▸ **DATA LINES**
════

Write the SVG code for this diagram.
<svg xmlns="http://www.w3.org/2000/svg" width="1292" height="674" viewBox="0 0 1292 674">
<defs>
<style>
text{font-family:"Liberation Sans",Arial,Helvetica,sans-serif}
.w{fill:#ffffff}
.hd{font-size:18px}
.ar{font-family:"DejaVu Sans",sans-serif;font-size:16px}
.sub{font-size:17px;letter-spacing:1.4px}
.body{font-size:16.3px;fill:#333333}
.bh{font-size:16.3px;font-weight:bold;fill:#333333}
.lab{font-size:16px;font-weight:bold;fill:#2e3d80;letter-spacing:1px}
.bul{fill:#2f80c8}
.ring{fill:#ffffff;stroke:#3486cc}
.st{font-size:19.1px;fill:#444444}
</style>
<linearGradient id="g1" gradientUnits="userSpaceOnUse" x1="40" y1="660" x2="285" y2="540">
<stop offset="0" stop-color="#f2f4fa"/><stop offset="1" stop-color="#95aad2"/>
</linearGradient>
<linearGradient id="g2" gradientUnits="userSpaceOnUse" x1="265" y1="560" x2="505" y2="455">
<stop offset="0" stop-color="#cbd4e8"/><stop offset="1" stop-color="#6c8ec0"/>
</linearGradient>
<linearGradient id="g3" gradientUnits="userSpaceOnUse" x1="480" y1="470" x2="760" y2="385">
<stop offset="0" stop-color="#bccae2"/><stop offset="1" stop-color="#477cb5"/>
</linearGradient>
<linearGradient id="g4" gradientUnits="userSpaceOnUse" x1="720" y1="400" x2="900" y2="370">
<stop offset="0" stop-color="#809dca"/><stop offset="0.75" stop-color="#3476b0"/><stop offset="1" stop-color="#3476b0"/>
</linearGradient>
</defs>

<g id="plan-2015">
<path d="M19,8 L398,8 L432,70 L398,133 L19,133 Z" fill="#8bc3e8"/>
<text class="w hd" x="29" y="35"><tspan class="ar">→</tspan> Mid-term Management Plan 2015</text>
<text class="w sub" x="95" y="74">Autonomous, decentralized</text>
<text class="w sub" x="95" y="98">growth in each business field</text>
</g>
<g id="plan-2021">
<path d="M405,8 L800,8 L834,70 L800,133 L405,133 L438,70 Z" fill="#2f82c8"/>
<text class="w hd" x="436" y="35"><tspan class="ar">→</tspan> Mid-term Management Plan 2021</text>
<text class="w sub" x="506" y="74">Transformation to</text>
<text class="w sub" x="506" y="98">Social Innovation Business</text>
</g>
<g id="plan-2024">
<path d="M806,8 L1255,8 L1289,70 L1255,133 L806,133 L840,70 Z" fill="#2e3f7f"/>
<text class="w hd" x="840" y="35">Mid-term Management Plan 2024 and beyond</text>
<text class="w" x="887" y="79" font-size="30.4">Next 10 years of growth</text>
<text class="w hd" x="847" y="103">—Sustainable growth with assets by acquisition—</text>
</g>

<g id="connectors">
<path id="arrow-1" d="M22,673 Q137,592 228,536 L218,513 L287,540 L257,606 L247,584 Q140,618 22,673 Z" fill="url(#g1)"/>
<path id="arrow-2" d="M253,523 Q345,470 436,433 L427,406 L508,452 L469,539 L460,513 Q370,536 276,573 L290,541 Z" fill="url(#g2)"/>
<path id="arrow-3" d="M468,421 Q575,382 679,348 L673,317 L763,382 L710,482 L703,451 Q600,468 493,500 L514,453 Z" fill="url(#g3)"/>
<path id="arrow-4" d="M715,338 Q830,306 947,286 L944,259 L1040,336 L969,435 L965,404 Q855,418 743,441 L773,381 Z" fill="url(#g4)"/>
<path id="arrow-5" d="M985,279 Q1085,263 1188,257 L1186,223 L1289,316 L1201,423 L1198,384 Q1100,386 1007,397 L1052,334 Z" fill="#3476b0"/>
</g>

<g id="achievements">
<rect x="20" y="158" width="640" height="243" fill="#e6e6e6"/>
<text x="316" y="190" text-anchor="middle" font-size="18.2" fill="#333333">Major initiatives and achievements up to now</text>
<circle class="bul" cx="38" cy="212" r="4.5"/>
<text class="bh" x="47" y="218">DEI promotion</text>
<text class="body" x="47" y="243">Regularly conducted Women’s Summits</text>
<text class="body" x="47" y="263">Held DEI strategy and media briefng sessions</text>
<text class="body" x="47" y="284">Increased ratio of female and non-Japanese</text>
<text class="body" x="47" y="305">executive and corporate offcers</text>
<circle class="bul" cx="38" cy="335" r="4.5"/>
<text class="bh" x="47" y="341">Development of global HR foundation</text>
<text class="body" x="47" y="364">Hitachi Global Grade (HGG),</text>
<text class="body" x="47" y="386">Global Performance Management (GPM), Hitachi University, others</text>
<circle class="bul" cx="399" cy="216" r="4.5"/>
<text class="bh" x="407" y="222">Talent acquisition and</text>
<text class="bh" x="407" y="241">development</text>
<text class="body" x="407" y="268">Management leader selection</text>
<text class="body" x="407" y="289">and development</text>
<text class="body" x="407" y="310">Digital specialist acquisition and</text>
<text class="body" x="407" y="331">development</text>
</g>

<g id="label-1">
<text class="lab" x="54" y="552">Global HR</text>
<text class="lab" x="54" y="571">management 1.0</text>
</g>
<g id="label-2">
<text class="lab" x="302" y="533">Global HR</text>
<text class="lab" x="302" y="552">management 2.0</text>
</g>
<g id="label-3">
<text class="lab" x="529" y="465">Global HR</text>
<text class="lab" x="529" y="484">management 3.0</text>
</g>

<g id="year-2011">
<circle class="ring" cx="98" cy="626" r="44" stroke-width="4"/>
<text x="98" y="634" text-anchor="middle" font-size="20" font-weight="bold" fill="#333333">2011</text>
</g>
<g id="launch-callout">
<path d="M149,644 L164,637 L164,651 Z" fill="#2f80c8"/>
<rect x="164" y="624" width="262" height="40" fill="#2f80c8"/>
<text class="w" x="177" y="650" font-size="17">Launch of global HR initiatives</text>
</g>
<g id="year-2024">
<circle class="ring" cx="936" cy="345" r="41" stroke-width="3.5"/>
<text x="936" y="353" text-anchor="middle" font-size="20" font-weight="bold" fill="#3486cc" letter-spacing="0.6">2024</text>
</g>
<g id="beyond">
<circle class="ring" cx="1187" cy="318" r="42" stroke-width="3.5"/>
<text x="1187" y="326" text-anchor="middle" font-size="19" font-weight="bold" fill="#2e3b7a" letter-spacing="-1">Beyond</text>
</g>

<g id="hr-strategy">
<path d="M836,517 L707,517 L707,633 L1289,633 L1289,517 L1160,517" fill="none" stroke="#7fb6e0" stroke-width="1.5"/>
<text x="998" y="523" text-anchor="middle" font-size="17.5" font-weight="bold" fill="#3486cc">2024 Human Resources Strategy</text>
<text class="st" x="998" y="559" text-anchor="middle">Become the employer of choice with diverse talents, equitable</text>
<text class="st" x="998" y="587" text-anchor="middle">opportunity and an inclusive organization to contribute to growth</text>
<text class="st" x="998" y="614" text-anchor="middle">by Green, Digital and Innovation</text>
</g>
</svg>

════

▸ **INSTRUCTIONS FOR THE TASK**
Write down the full listing again, exactly.

▸ **PROBLEM SOLUTION**
Write the SVG code for this diagram.
<svg xmlns="http://www.w3.org/2000/svg" width="1292" height="674" viewBox="0 0 1292 674">
<defs>
<style>
text{font-family:"Liberation Sans",Arial,Helvetica,sans-serif}
.w{fill:#ffffff}
.hd{font-size:18px}
.ar{font-family:"DejaVu Sans",sans-serif;font-size:16px}
.sub{font-size:17px;letter-spacing:1.4px}
.body{font-size:16.3px;fill:#333333}
.bh{font-size:16.3px;font-weight:bold;fill:#333333}
.lab{font-size:16px;font-weight:bold;fill:#2e3d80;letter-spacing:1px}
.bul{fill:#2f80c8}
.ring{fill:#ffffff;stroke:#3486cc}
.st{font-size:19.1px;fill:#444444}
</style>
<linearGradient id="g1" gradientUnits="userSpaceOnUse" x1="40" y1="660" x2="285" y2="540">
<stop offset="0" stop-color="#f2f4fa"/><stop offset="1" stop-color="#95aad2"/>
</linearGradient>
<linearGradient id="g2" gradientUnits="userSpaceOnUse" x1="265" y1="560" x2="505" y2="455">
<stop offset="0" stop-color="#cbd4e8"/><stop offset="1" stop-color="#6c8ec0"/>
</linearGradient>
<linearGradient id="g3" gradientUnits="userSpaceOnUse" x1="480" y1="470" x2="760" y2="385">
<stop offset="0" stop-color="#bccae2"/><stop offset="1" stop-color="#477cb5"/>
</linearGradient>
<linearGradient id="g4" gradientUnits="userSpaceOnUse" x1="720" y1="400" x2="900" y2="370">
<stop offset="0" stop-color="#809dca"/><stop offset="0.75" stop-color="#3476b0"/><stop offset="1" stop-color="#3476b0"/>
</linearGradient>
</defs>

<g id="plan-2015">
<path d="M19,8 L398,8 L432,70 L398,133 L19,133 Z" fill="#8bc3e8"/>
<text class="w hd" x="29" y="35"><tspan class="ar">→</tspan> Mid-term Management Plan 2015</text>
<text class="w sub" x="95" y="74">Autonomous, decentralized</text>
<text class="w sub" x="95" y="98">growth in each business field</text>
</g>
<g id="plan-2021">
<path d="M405,8 L800,8 L834,70 L800,133 L405,133 L438,70 Z" fill="#2f82c8"/>
<text class="w hd" x="436" y="35"><tspan class="ar">→</tspan> Mid-term Management Plan 2021</text>
<text class="w sub" x="506" y="74">Transformation to</text>
<text class="w sub" x="506" y="98">Social Innovation Business</text>
</g>
<g id="plan-2024">
<path d="M806,8 L1255,8 L1289,70 L1255,133 L806,133 L840,70 Z" fill="#2e3f7f"/>
<text class="w hd" x="840" y="35">Mid-term Management Plan 2024 and beyond</text>
<text class="w" x="887" y="79" font-size="30.4">Next 10 years of growth</text>
<text class="w hd" x="847" y="103">—Sustainable growth with assets by acquisition—</text>
</g>

<g id="connectors">
<path id="arrow-1" d="M22,673 Q137,592 228,536 L218,513 L287,540 L257,606 L247,584 Q140,618 22,673 Z" fill="url(#g1)"/>
<path id="arrow-2" d="M253,523 Q345,470 436,433 L427,406 L508,452 L469,539 L460,513 Q370,536 276,573 L290,541 Z" fill="url(#g2)"/>
<path id="arrow-3" d="M468,421 Q575,382 679,348 L673,317 L763,382 L710,482 L703,451 Q600,468 493,500 L514,453 Z" fill="url(#g3)"/>
<path id="arrow-4" d="M715,338 Q830,306 947,286 L944,259 L1040,336 L969,435 L965,404 Q855,418 743,441 L773,381 Z" fill="url(#g4)"/>
<path id="arrow-5" d="M985,279 Q1085,263 1188,257 L1186,223 L1289,316 L1201,423 L1198,384 Q1100,386 1007,397 L1052,334 Z" fill="#3476b0"/>
</g>

<g id="achievements">
<rect x="20" y="158" width="640" height="243" fill="#e6e6e6"/>
<text x="316" y="190" text-anchor="middle" font-size="18.2" fill="#333333">Major initiatives and achievements up to now</text>
<circle class="bul" cx="38" cy="212" r="4.5"/>
<text class="bh" x="47" y="218">DEI promotion</text>
<text class="body" x="47" y="243">Regularly conducted Women’s Summits</text>
<text class="body" x="47" y="263">Held DEI strategy and media briefng sessions</text>
<text class="body" x="47" y="284">Increased ratio of female and non-Japanese</text>
<text class="body" x="47" y="305">executive and corporate offcers</text>
<circle class="bul" cx="38" cy="335" r="4.5"/>
<text class="bh" x="47" y="341">Development of global HR foundation</text>
<text class="body" x="47" y="364">Hitachi Global Grade (HGG),</text>
<text class="body" x="47" y="386">Global Performance Management (GPM), Hitachi University, others</text>
<circle class="bul" cx="399" cy="216" r="4.5"/>
<text class="bh" x="407" y="222">Talent acquisition and</text>
<text class="bh" x="407" y="241">development</text>
<text class="body" x="407" y="268">Management leader selection</text>
<text class="body" x="407" y="289">and development</text>
<text class="body" x="407" y="310">Digital specialist acquisition and</text>
<text class="body" x="407" y="331">development</text>
</g>

<g id="label-1">
<text class="lab" x="54" y="552">Global HR</text>
<text class="lab" x="54" y="571">management 1.0</text>
</g>
<g id="label-2">
<text class="lab" x="302" y="533">Global HR</text>
<text class="lab" x="302" y="552">management 2.0</text>
</g>
<g id="label-3">
<text class="lab" x="529" y="465">Global HR</text>
<text class="lab" x="529" y="484">management 3.0</text>
</g>

<g id="year-2011">
<circle class="ring" cx="98" cy="626" r="44" stroke-width="4"/>
<text x="98" y="634" text-anchor="middle" font-size="20" font-weight="bold" fill="#333333">2011</text>
</g>
<g id="launch-callout">
<path d="M149,644 L164,637 L164,651 Z" fill="#2f80c8"/>
<rect x="164" y="624" width="262" height="40" fill="#2f80c8"/>
<text class="w" x="177" y="650" font-size="17">Launch of global HR initiatives</text>
</g>
<g id="year-2024">
<circle class="ring" cx="936" cy="345" r="41" stroke-width="3.5"/>
<text x="936" y="353" text-anchor="middle" font-size="20" font-weight="bold" fill="#3486cc" letter-spacing="0.6">2024</text>
</g>
<g id="beyond">
<circle class="ring" cx="1187" cy="318" r="42" stroke-width="3.5"/>
<text x="1187" y="326" text-anchor="middle" font-size="19" font-weight="bold" fill="#2e3b7a" letter-spacing="-1">Beyond</text>
</g>

<g id="hr-strategy">
<path d="M836,517 L707,517 L707,633 L1289,633 L1289,517 L1160,517" fill="none" stroke="#7fb6e0" stroke-width="1.5"/>
<text x="998" y="523" text-anchor="middle" font-size="17.5" font-weight="bold" fill="#3486cc">2024 Human Resources Strategy</text>
<text class="st" x="998" y="559" text-anchor="middle">Become the employer of choice with diverse talents, equitable</text>
<text class="st" x="998" y="587" text-anchor="middle">opportunity and an inclusive organization to contribute to growth</text>
<text class="st" x="998" y="614" text-anchor="middle">by Green, Digital and Innovation</text>
</g>
</svg>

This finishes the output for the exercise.